Durante todo o percurso fomos seguidos por milhares de fãs. Muito gentis, sempre que pediam autógrafos a Lucélia os chineses também o faziam para mim. No início, explicava que eu nada tinha a ver com a visita, pois a acompanhava apenas. Após a décima desculpa, cansei e passei também a assinar centenas de autógrafos. Ademais, recebia os mesmos simples presentes que davam a ela. Por exemplo, na cidade da premiação um calígrafo famoso escreveu em caracteres chineses um poema para ela e outro para mim. Até hoje guardo o meu, em moldura de quadro.

É difícil explicar o porquê do entusiasmo da população chinesa, ainda emergindo de sua “Revolução Cultural”, por uma trama desenvolvida em país tão distante e diferente. Que “soft power” foi esse, que tocou tanto no imaginário de uma civilização das mais antigas? Sem dúvida, a simpatia, o carisma e o discurso de Lucélia — que já defendia causas ambientais — desempenharam papel de relevância nesse processo. De regresso a Pequim, após cerca de duas semanas percorrendo o interior da China, a hospedamos em casa, para que ficasse mais distante do assédio popular, que nunca cessou. Assim mesmo, apesar de, então, diplomatas estrangeiros residirem em condomínios segregados, era quase impossível ela sair sem ser cercada por fãs gritando “Isola”.
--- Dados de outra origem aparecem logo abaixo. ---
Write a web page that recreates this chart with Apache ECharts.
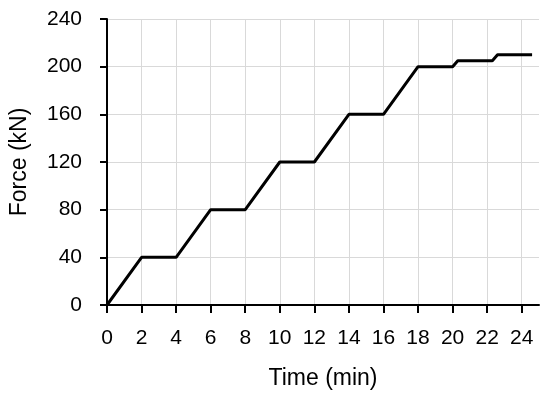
<!DOCTYPE html>
<html>
<head>
<meta charset="utf-8">
<script src="https://cdn.jsdelivr.net/npm/echarts@6/dist/echarts.min.js"></script>
<style>html,body{margin:0;padding:0;background:#fff}#c{width:550px;height:397px}</style>
</head>
<body>
<div id="c"></div>
<script>
var timeMin = [0, 2, 4, 6, 8, 10, 12, 14, 16, 18, 20, 20.3, 22.3, 22.6, 24.6];
var forceKN = [0, 40, 40, 80, 80, 120, 120, 160, 160, 200, 200, 205, 205, 210, 210];
var xTicks = [0, 2, 4, 6, 8, 10, 12, 14, 16, 18, 20, 22, 24];
var yTicks = [0, 40, 80, 120, 160, 200, 240];

var chart = echarts.init(document.getElementById('c'));
var font = 'Liberation Sans, Arial, sans-serif';
chart.setOption({
  animation: false,
  grid: {left: 105, top: 19, right: 11, bottom: 92, containLabel: false},
  xAxis: {
    type: 'value', min: 0, max: 25, interval: 2,
    name: 'Time (min)', nameLocation: 'middle', nameGap: 62,
    nameTextStyle: {fontFamily: font, fontSize: 23, color: '#000'},
    axisLine: {lineStyle: {color: '#000', width: 2}},
    axisTick: {show: true, length: 8, lineStyle: {color: '#000', width: 2}, customValues: xTicks},
    axisLabel: {fontFamily: font, fontSize: 21, color: '#000', margin: 23, customValues: xTicks},
    splitLine: {show: true, lineStyle: {color: '#d9d9d9', width: 1}}
  },
  yAxis: {
    type: 'value', min: 0, max: 240, interval: 40,
    name: 'Force (kN)', nameLocation: 'middle', nameGap: 76,
    nameTextStyle: {fontFamily: font, fontSize: 23, color: '#000'},
    axisLine: {show: true, lineStyle: {color: '#000', width: 2}},
    axisTick: {show: true, length: 7, lineStyle: {color: '#000', width: 2}},
    axisLabel: {fontFamily: font, fontSize: 21, color: '#000', margin: 25},
    splitLine: {show: true, lineStyle: {color: '#d9d9d9', width: 1}}
  },
  series: [{
    type: 'line',
    data: timeMin.map(function (t, i) { return [t, forceKN[i]]; }),
    showSymbol: false,
    lineStyle: {color: '#000', width: 3},
    itemStyle: {color: '#000'}
  }]
});
</script>
</body>
</html>
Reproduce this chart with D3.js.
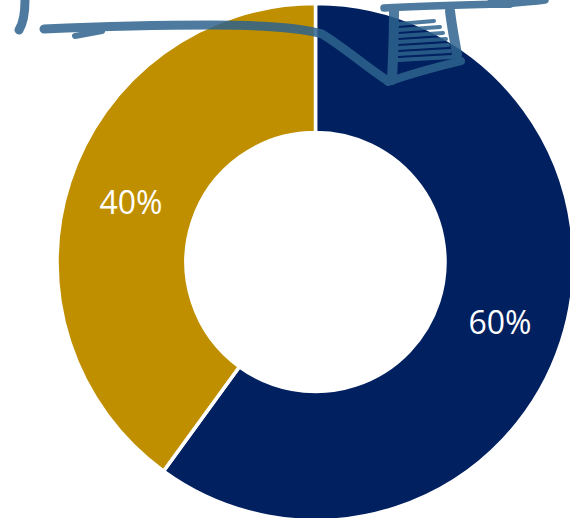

Sucessivas viagens oficiais de presidentes brasileiros, após o sucesso obtido no intercâmbio cultural em 1985, contaram com a participação de Lucélia na comitiva. Acredito ser oportuna a inclusão da visita de “Isola a Pequim” em discussões que, quase 40 anos depois, buscam situar o fenômeno da repercussão da presença da atriz brasileira na China em teses atuais, de como “promover o aprendizado mútuo entre culturas, construir solidariedade e consenso, e unir o diálogo para enfrentar desafíos comuns”. Isso tudo, sem dúvida, é importante para a formulação de cenários atuais.

Tratou-se, não posso admitir o contrário, de evento único e quase mágico, que inseriu o “soft power” brasileiro de forma definitiva no imaginário daquele vasto país de civilização milenar, no momento em que, no passado recente, se esforçava no processo de abertura para o exterior.

“Ganbei Isola”, como diz o brinde chinês — felicidades Lucélia!